• **Directions**:
Everything from the line with "Generate a Python" down to the line with "b_label_dx = [0.07, 0.06, 0.05, 0.02]" below must be printed exactly, those two lines included. Exclude pictures.

(Code that draws figures)

## Start

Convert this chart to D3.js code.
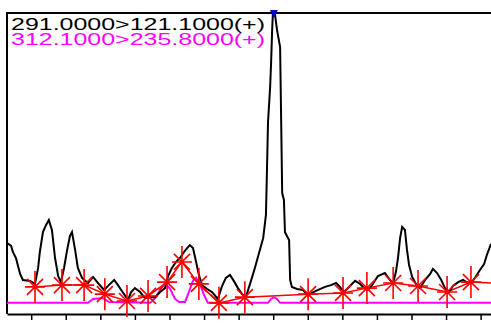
<!DOCTYPE html>
<html>
<head>
<meta charset="utf-8">
<script src="https://cdn.jsdelivr.net/npm/d3@7"></script>
<style>
  html, body { margin: 0; padding: 0; background: #fff; }
  svg { display: block; }
</style>
</head>
<body>
<div id="chart"></div>
<script>
// transition labels
const labels = ["291.0000>121.1000(+)", "312.1000>235.8000(+)"];
const labelColors = ["#000000", "#ff00ff"];

// x axis ticks (min)
const xTicks = [1.0, 1.1, 1.2, 1.3, 1.4, 1.5, 1.6, 1.7, 1.8, 1.9, 2.0, 2.1, 2.2, 2.3];

// trace 1 (291 > 121.1): [time, intensity %]
const trace1 = [
  [0.930, 23.6], [0.942, 22.6], [0.947, 20.6], [0.956, 18.6], [0.962, 15.9], [0.968, 13.3],
  [0.976, 11.3], [0.997, 11.0], [1.011, 10.0], [1.020, 15.3], [1.025, 20.6], [1.034, 27.2],
  [1.043, 29.6], [1.051, 31.2], [1.060, 27.9], [1.069, 18.6], [1.078, 12.6], [1.086, 10.6],
  [1.095, 15.3], [1.104, 21.3], [1.112, 25.9], [1.118, 27.2], [1.127, 21.3], [1.135, 15.3],
  [1.147, 12.0], [1.164, 10.3], [1.179, 12.3], [1.193, 10.3], [1.211, 8.0], [1.228, 10.0],
  [1.240, 11.3], [1.251, 9.6], [1.266, 7.0], [1.280, 4.7], [1.289, 7.3], [1.300, 8.6],
  [1.315, 7.3], [1.329, 5.3], [1.344, 5.6], [1.358, 5.6], [1.373, 7.3], [1.387, 8.6],
  [1.396, 12.6], [1.407, 15.3], [1.419, 17.3], [1.430, 18.6], [1.442, 20.6], [1.451, 21.9],
  [1.459, 22.9], [1.468, 21.9], [1.477, 17.3], [1.485, 13.0], [1.494, 9.6], [1.509, 8.3],
  [1.523, 7.3], [1.540, 5.0], [1.552, 9.3], [1.563, 12.0], [1.575, 13.0], [1.586, 11.0],
  [1.598, 8.6], [1.610, 6.6], [1.621, 5.6], [1.633, 10.0], [1.647, 15.3], [1.659, 20.3],
  [1.671, 25.2], [1.679, 32.9], [1.682, 47.8], [1.685, 63.8], [1.691, 75.1], [1.694, 83.7],
  [1.697, 94.4], [1.699, 99.7], [1.705, 99.7], [1.711, 94.4], [1.720, 88.7], [1.723, 64.5],
  [1.726, 40.2], [1.731, 37.9], [1.734, 27.2], [1.746, 24.6], [1.749, 11.3], [1.754, 9.0],
  [1.769, 8.3], [1.786, 8.0], [1.801, 6.0], [1.812, 7.0], [1.830, 8.0], [1.850, 9.0],
  [1.867, 9.6], [1.882, 10.3], [1.893, 9.0], [1.905, 7.3], [1.922, 9.3], [1.937, 11.0],
  [1.951, 10.0], [1.963, 8.6], [1.974, 8.0], [1.986, 9.6], [2.003, 12.6], [2.023, 13.6],
  [2.038, 11.3], [2.047, 10.3], [2.055, 14.0], [2.061, 18.6], [2.067, 25.2], [2.073, 28.9],
  [2.081, 27.9], [2.087, 21.3], [2.093, 16.3], [2.102, 12.3], [2.113, 10.0], [2.125, 8.6],
  [2.139, 11.3], [2.154, 13.3], [2.162, 15.0], [2.174, 13.6], [2.186, 11.3], [2.197, 8.6],
  [2.209, 7.3], [2.220, 9.3], [2.235, 10.6], [2.249, 11.3], [2.264, 10.3], [2.275, 10.6],
  [2.287, 12.6], [2.298, 14.6], [2.310, 16.6], [2.318, 19.6], [2.330, 23.3]
];

// trace 2 (312.1 > 235.8)
const trace2 = [
  [0.930, 3.7], [1.164, 3.7], [1.179, 5.0], [1.208, 5.3], [1.225, 4.0], [1.344, 3.7],
  [1.361, 5.6], [1.376, 8.6], [1.387, 10.3], [1.402, 8.3], [1.416, 5.0], [1.428, 4.0],
  [1.445, 4.0], [1.456, 7.3], [1.468, 11.0], [1.477, 12.0], [1.488, 10.0], [1.500, 6.3],
  [1.511, 3.7], [1.685, 3.7], [1.694, 5.0], [1.702, 5.6], [1.711, 5.0], [1.720, 3.7],
  [2.330, 3.7]
];

// integration start/end points found on trace 1
const peakMarks = [
  [1.011, 9.0], [1.089, 9.6], [1.153, 9.6], [1.213, 6.6], [1.277, 4.3], [1.338, 6.0],
  [1.393, 10.6], [1.436, 17.3], [1.485, 10.0], [1.543, 3.7], [1.618, 5.6], [1.801, 6.6],
  [1.902, 7.0], [1.971, 8.6], [2.047, 10.3], [2.119, 9.3], [2.203, 7.3], [2.272, 10.6]
];
const baselineEnd = [2.330, 10.3];

// apex of the main peak
const apex = [1.702, 100];

const width = 491, height = 324;
const svg = d3.select("#chart").append("svg")
  .attr("width", width)
  .attr("height", height);

const x = d3.scaleLinear().domain([0.93, 2.33]).range([7, 491]);
const y = d3.scaleLinear().domain([0, 100]).range([314, 13]);

const line = d3.line()
  .x(d => x(d[0]))
  .y(d => y(d[1]));

// frame: left and top
svg.append("path")
  .attr("d", `M${x(0.93)},${y(0)}V${y(100)}H${width}`)
  .attr("fill", "none")
  .attr("stroke", "#000")
  .attr("stroke-width", 2);

// bottom axis
const xAxis = d3.axisBottom(x)
  .tickValues(xTicks)
  .tickSize(6)
  .tickSizeOuter(0)
  .tickFormat("");
const gx = svg.append("g")
  .attr("transform", `translate(0,${y(0)})`)
  .call(xAxis);
gx.select(".domain").attr("stroke-width", 2);
gx.selectAll(".tick line").attr("stroke-width", 1.5);

// red baseline
svg.append("path")
  .datum(peakMarks.concat([baselineEnd]))
  .attr("d", line)
  .attr("fill", "none")
  .attr("stroke", "#ff0000")
  .attr("stroke-width", 1.5);

// magenta trace
svg.append("path")
  .datum(trace2)
  .attr("d", line)
  .attr("fill", "none")
  .attr("stroke", "#ff00ff")
  .attr("stroke-width", 2);

// black trace
svg.append("path")
  .datum(trace1)
  .attr("d", line)
  .attr("fill", "none")
  .attr("stroke", "#000")
  .attr("stroke-width", 2)
  .attr("stroke-linejoin", "miter");

// asterisk markers
const star = svg.append("g").selectAll("g")
  .data(peakMarks)
  .enter()
  .append("g")
  .attr("transform", d => `translate(${x(d[0])},${y(d[1])})`)
  .attr("stroke", "#ff0000")
  .attr("stroke-width", 1.6);
star.append("path")
  .attr("d", "M0,-16V16M-10,0H10M-8,-8L8,8M-8,8L8,-8");
star.append("circle")
  .attr("r", 2)
  .attr("fill", "#ff0000")
  .attr("stroke", "none");

// apex flag
svg.append("path")
  .attr("d", `M${x(apex[0]) - 4},${y(apex[1]) - 3}h8l-4,8z`)
  .attr("fill", "#0000cc");

// labels
svg.selectAll("text.lbl")
  .data(labels)
  .enter()
  .append("text")
  .attr("class", "lbl")
  .attr("x", 11)
  .attr("y", (d, i) => 30 + i * 15)
  .attr("fill", (d, i) => labelColors[i])
  .attr("font-family", "Liberation Sans, Arial, sans-serif")
  .attr("font-size", 16.5)
  .attr("textLength", 254)
  .attr("lengthAdjust", "spacingAndGlyphs")
  .text(d => d);
</script>
</body>
</html>
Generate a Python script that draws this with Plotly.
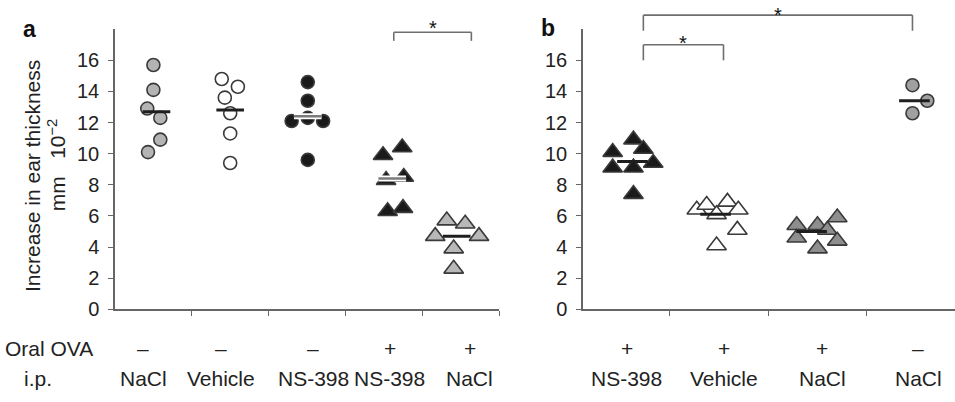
import plotly.graph_objects as go

# ---------------- data ----------------
YMAX = 18
y_ticks = [0, 2, 4, 6, 8, 10, 12, 14, 16]

# Panel a
a_oral = ["–", "–", "–", "+", "+"]
a_ip = ["NaCl", "Vehicle", "NS-398", "NS-398", "NaCl"]
a_vals = [
    [15.7, 14.1, 12.9, 12.3, 10.9, 10.1],
    [14.8, 14.3, 13.6, 12.6, 11.3, 9.4],
    [14.6, 13.4, 12.3, 12.1, 12.1, 9.6],
    [9.9, 10.4, 8.3, 8.5, 6.3, 6.5],
    [5.7, 5.5, 4.7, 4.7, 3.9, 2.6],
]
a_jitter = [
    [0.0, 0.0, -0.08, 0.09, 0.09, -0.07],
    [-0.11, 0.10, -0.07, 0.0, 0.0, 0.0],
    [0.01, 0.01, 0.01, -0.20, 0.21, 0.01],
    [-0.01, 0.24, 0.03, 0.26, 0.05, 0.25],
    [-0.18, 0.06, -0.33, 0.24, -0.09, -0.09],
]
a_means = [12.7, 12.8, 12.4, 8.4, 4.7]
a_mean_dx = [0.04, 0.0, 0.01, 0.11, -0.05]
a_label_dx = [-0.13, -0.12, 0.08, 0.08, 0.12]

# Panel b
b_oral = ["+", "+", "+", "–"]
b_ip = ["NS-398", "Vehicle", "NaCl", "NaCl"]
b_vals = [
    [10.9, 10.1, 10.3, 9.1, 9.1, 9.4, 7.4],
    [6.4, 6.7, 6.1, 6.9, 6.4, 5.1, 4.1],
    [5.4, 5.4, 5.1, 5.9, 4.6, 3.9, 4.4],
    [14.4, 13.4, 12.6],
]
b_jitter = [
    [0.14, -0.07, 0.24, -0.07, 0.14, 0.34, 0.14],
    [-0.22, -0.12, -0.02, 0.09, 0.20, 0.19, -0.02],
    [-0.21, 0.0, 0.10, 0.20, -0.21, 0.0, 0.20],
    [-0.04, 0.11, -0.04],
]
b_means = [9.5, 6.1, 5.0, 13.4]
b_mean_dx = [0.13, -0.03, -0.06, -0.02]
b_label_dx = [0.07, 0.06, 0.05, 0.02]

# ---------------- styles ----------------
FONT = "Arial, Liberation Sans, Helvetica, sans-serif"
TXT = "#222222"
a_styles = [
    dict(symbol="circle", color="#b4b4b4", size=13),
    dict(symbol="circle", color="#ffffff", size=13),
    dict(symbol="circle", color="#1a1a1a", size=13),
    dict(symbol="triangle-up", color="#1a1a1a", size=17),
    dict(symbol="triangle-up", color="#b8b8b8", size=17),
]
a_mean_style = ["dark", "dark", "light", "light", "dark"]
b_styles = [
    dict(symbol="triangle-up", color="#1a1a1a", size=17),
    dict(symbol="triangle-up", color="#ffffff", size=17),
    dict(symbol="triangle-up", color="#8e8e8e", size=17),
    dict(symbol="circle", color="#a0a0a0", size=13),
]
b_mean_style = ["dark", "dark", "dark", "dark"]

fig = go.Figure()


def add_panel(vals, jitter, means, mean_dx, styles, mstyle, xa, ya):
    for i, (v, j) in enumerate(zip(vals, jitter)):
        st = styles[i]
        fig.add_trace(go.Scatter(
            x=[i + d for d in j], y=v, mode="markers", xaxis=xa, yaxis=ya,
            cliponaxis=False, showlegend=False, hoverinfo="skip",
            marker=dict(symbol=st["symbol"], size=st["size"], color=st["color"],
                        line=dict(color="#3a3a3a", width=1.6)),
        ))
    for i, m in enumerate(means):
        c = i + mean_dx[i]
        hw = 0.18 if xa == "x" else 0.155
        if mstyle[i] == "light":
            fig.add_trace(go.Scatter(x=[c - hw, c + hw], y=[m, m], mode="lines",
                                     xaxis=xa, yaxis=ya, showlegend=False, hoverinfo="skip",
                                     line=dict(color="#ffffff", width=6)))
            fig.add_trace(go.Scatter(x=[c - hw, c + hw], y=[m, m], mode="lines",
                                     xaxis=xa, yaxis=ya, showlegend=False, hoverinfo="skip",
                                     line=dict(color="#7a7a7a", width=2.5)))
        else:
            fig.add_trace(go.Scatter(x=[c - hw, c + hw], y=[m, m], mode="lines",
                                     xaxis=xa, yaxis=ya, showlegend=False, hoverinfo="skip",
                                     line=dict(color="#1e1e1e", width=3)))


add_panel(a_vals, a_jitter, a_means, a_mean_dx, a_styles, a_mean_style, "x", "y")
add_panel(b_vals, b_jitter, b_means, b_mean_dx, b_styles, b_mean_style, "x2", "y2")

# ---------------- axes ----------------
ydom = [1 - 318 / 402, 1 - 30 / 402]
yax = dict(range=[0, YMAX], tickvals=y_ticks, ticks="outside", ticklen=5, tickwidth=1.3,
           tickcolor="#666", showline=True, linecolor="#666", linewidth=1.5,
           showgrid=False, zeroline=False, ticklabelstandoff=5,
           tickfont=dict(family=FONT, size=20, color=TXT), domain=ydom)
fig.update_layout(
    width=955, height=402, margin=dict(l=0, r=0, t=0, b=0),
    paper_bgcolor="white", plot_bgcolor="white",
    xaxis=dict(domain=[115 / 955, 499 / 955], range=[-0.5, 4.5],
               tickvals=[0.5, 1.5, 2.5, 3.5, 4.5], ticktext=[""] * 5,
               ticks="outside", ticklen=5, tickwidth=1.3, tickcolor="#666",
               showline=True, linecolor="#666", linewidth=1.5,
               showgrid=False, zeroline=False),
    xaxis2=dict(domain=[583 / 955, 1.0], range=[-0.37, 3.39],
                tickvals=[0.5, 1.5, 2.5], ticktext=[""] * 3,
                ticks="outside", ticklen=5, tickwidth=1.3, tickcolor="#666",
                showline=True, linecolor="#666", linewidth=1.5,
                showgrid=False, zeroline=False, anchor="y2"),
    yaxis=yax,
    yaxis2=dict(yax, anchor="x2"),
)


def note(x, y, text, xref="paper", yref="paper", size=21, **kw):
    fig.add_annotation(x=x, y=y, xref=xref, yref=yref, text=text, showarrow=False,
                       xanchor=kw.pop("xanchor", "center"), yanchor="middle",
                       font=dict(family=FONT, size=size, color=kw.pop("color", TXT)), **kw)


# ---------------- significance brackets ----------------
def bracket(xref, ydref, x0, x1, ytop, ybot, star_y):
    for xs, ys in [([x0, x0], [ybot, ytop]), ([x0, x1], [ytop, ytop]), ([x1, x1], [ytop, ybot])]:
        fig.add_shape(type="line", xref=xref, yref=ydref + " domain",
                      x0=xs[0], x1=xs[1], y0=ys[0] / YMAX, y1=ys[1] / YMAX,
                      line=dict(color="#6e6e6e", width=1.6))
    note((x0 + x1) / 2, star_y / YMAX, "*", xref=xref, yref=ydref + " domain",
         size=20, color="#111")


bracket("x", "y", 3.13, 4.14, 17.8, 17.25, 18.06)
bracket("x2", "y2", 0.24, 2.96, 18.9, 17.9, 18.94)
bracket("x2", "y2", 0.24, 1.05, 17.0, 16.0, 17.1)

# ---------------- text ----------------
row1 = 1 - 358 / 402
row2 = 1 - 389 / 402
for i in range(len(a_ip)):
    note(i + a_label_dx[i], row1, a_oral[i], xref="x")
    note(i + a_label_dx[i], row2, a_ip[i], xref="x")
for i in range(len(b_ip)):
    note(i + b_label_dx[i], row1, b_oral[i], xref="x2")
    note(i + b_label_dx[i], row2, b_ip[i], xref="x2")

note(3 / 955, row1, "Oral OVA", xanchor="left")
note(38 / 955, row2, "i.p.")

note(32 / 955, 1 - 181 / 402, "Increase in ear thickness", textangle=-90)
note(57 / 955, 1 - 170 / 402, "mm   10<sup>−2</sup>", textangle=-90)

note(29 / 955, 1 - 30 / 402, "<b>a</b>", size=23, color="#111")
note(548 / 955, 1 - 29 / 402, "<b>b</b>", size=23, color="#111")

page_fix = (
    "var s=document.createElement('style');"
    "s.textContent='html,body{margin:0!important;padding:0!important;overflow:hidden!important;"
    "height:402px!important;width:955px!important;}';"
    "document.head.appendChild(s);"
)
fig.write_html("out.html", config={"displayModeBar": False, "responsive": False},
               post_script=page_fix)
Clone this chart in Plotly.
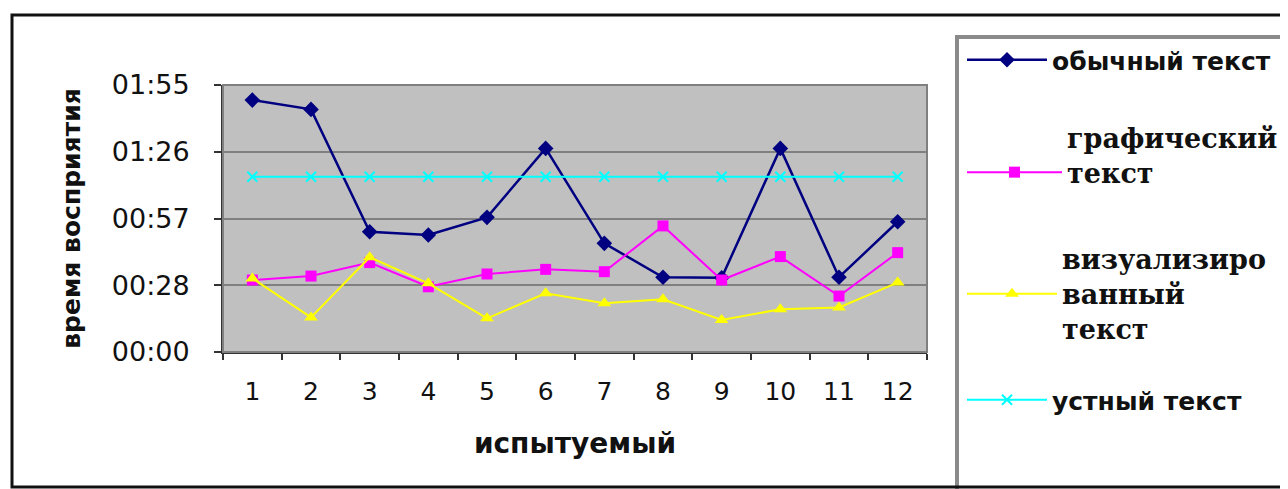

## End

• **Solution**:
Generate a Python script that draws this with Plotly.
import plotly.graph_objects as go

# ---------------- data ----------------
YMAX = 18
y_ticks = [0, 2, 4, 6, 8, 10, 12, 14, 16]

# Panel a
a_oral = ["–", "–", "–", "+", "+"]
a_ip = ["NaCl", "Vehicle", "NS-398", "NS-398", "NaCl"]
a_vals = [
    [15.7, 14.1, 12.9, 12.3, 10.9, 10.1],
    [14.8, 14.3, 13.6, 12.6, 11.3, 9.4],
    [14.6, 13.4, 12.3, 12.1, 12.1, 9.6],
    [9.9, 10.4, 8.3, 8.5, 6.3, 6.5],
    [5.7, 5.5, 4.7, 4.7, 3.9, 2.6],
]
a_jitter = [
    [0.0, 0.0, -0.08, 0.09, 0.09, -0.07],
    [-0.11, 0.10, -0.07, 0.0, 0.0, 0.0],
    [0.01, 0.01, 0.01, -0.20, 0.21, 0.01],
    [-0.01, 0.24, 0.03, 0.26, 0.05, 0.25],
    [-0.18, 0.06, -0.33, 0.24, -0.09, -0.09],
]
a_means = [12.7, 12.8, 12.4, 8.4, 4.7]
a_mean_dx = [0.04, 0.0, 0.01, 0.11, -0.05]
a_label_dx = [-0.13, -0.12, 0.08, 0.08, 0.12]

# Panel b
b_oral = ["+", "+", "+", "–"]
b_ip = ["NS-398", "Vehicle", "NaCl", "NaCl"]
b_vals = [
    [10.9, 10.1, 10.3, 9.1, 9.1, 9.4, 7.4],
    [6.4, 6.7, 6.1, 6.9, 6.4, 5.1, 4.1],
    [5.4, 5.4, 5.1, 5.9, 4.6, 3.9, 4.4],
    [14.4, 13.4, 12.6],
]
b_jitter = [
    [0.14, -0.07, 0.24, -0.07, 0.14, 0.34, 0.14],
    [-0.22, -0.12, -0.02, 0.09, 0.20, 0.19, -0.02],
    [-0.21, 0.0, 0.10, 0.20, -0.21, 0.0, 0.20],
    [-0.04, 0.11, -0.04],
]
b_means = [9.5, 6.1, 5.0, 13.4]
b_mean_dx = [0.13, -0.03, -0.06, -0.02]
b_label_dx = [0.07, 0.06, 0.05, 0.02]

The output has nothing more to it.